- Born: March 5, 1933 Berlin, Germany
- Died: May 2, 2023 (aged 90) Albuquerque, New Mexico, United States
- Citizenship: American
- Occupation: Scientist

= Albert Narath (born 1933) =

German chemist (1933–2023)

Albert Narath (March 5, 1933 – May 2, 2023) was a German-born American chemist who served as president of Sandia National Laboratories from 1989 to 1995.

== Biography ==
Narath was born on March 3, 1933, in Berlin, Germany.

== Education ==
Narath received a bachelor's degree in chemistry from the University of Cincinnati, and a PhD in physical chemistry from the University of California, Berkeley.

== Career ==
In 1959, Narath started his career at Sandia National Laboratories. In 1984, he left Sandia to join AT&T as vice president of Government Systems. In 1987, he was elected into the National Academy of Engineering.

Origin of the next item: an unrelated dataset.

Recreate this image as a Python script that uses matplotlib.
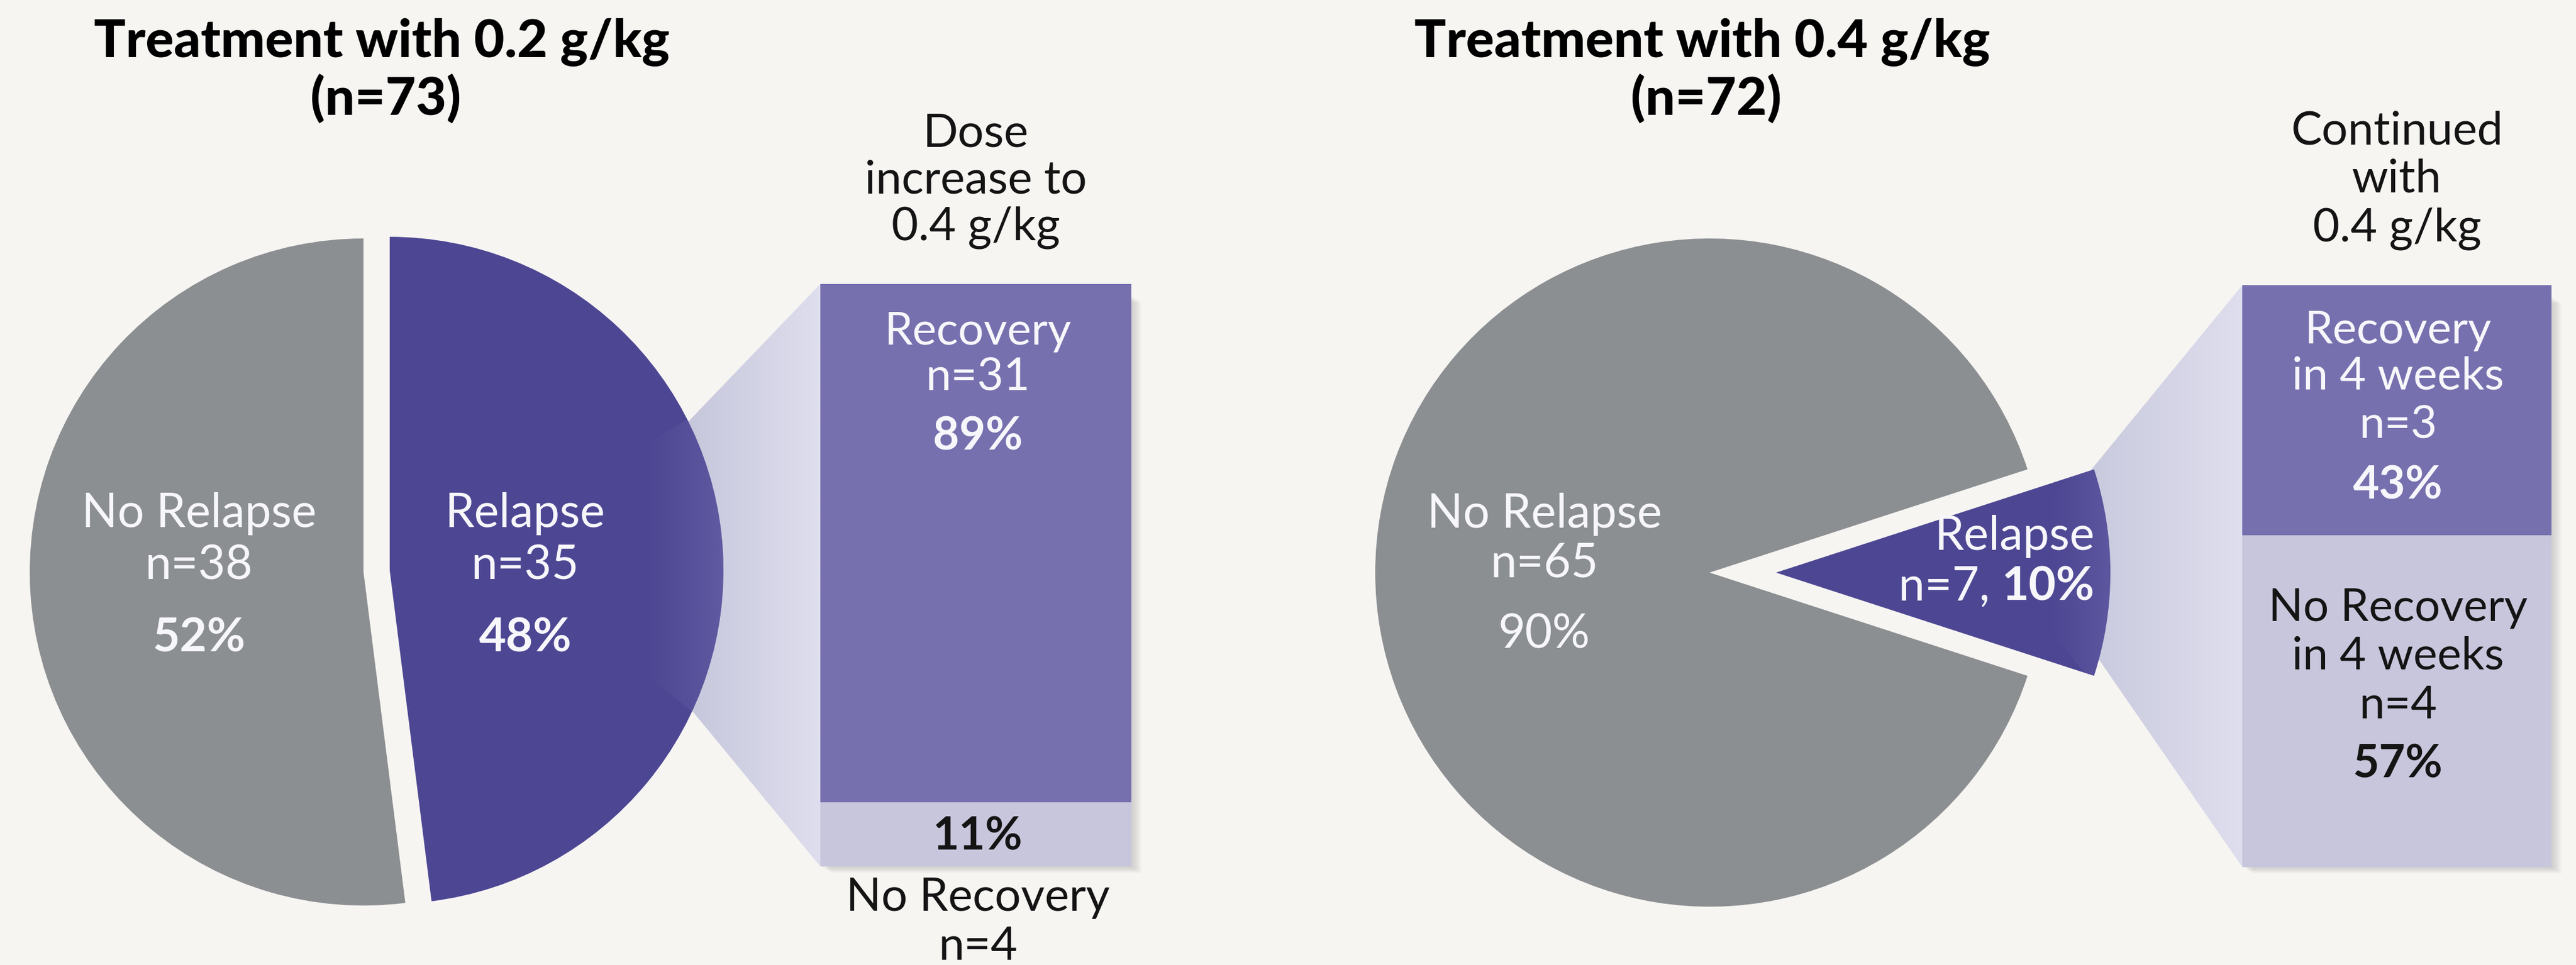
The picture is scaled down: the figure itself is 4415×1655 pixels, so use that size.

In 1989, he came back to Sandia to serve as president. In 1991, he was awarded the George E. Pake Prize by the American Physical Society. In 1994, he was awarded Roosevelt Gold Medal for Science. In 1994, he signed an agreement providing $6 million to support collaboration between Sandia and Russian laboratories. In 1995, he left Sandia to become the President and Chief Operating Officer for the Energy and Environment Sector at Lockheed Martin Corporation in Bethesda, Maryland. He retired in 1998.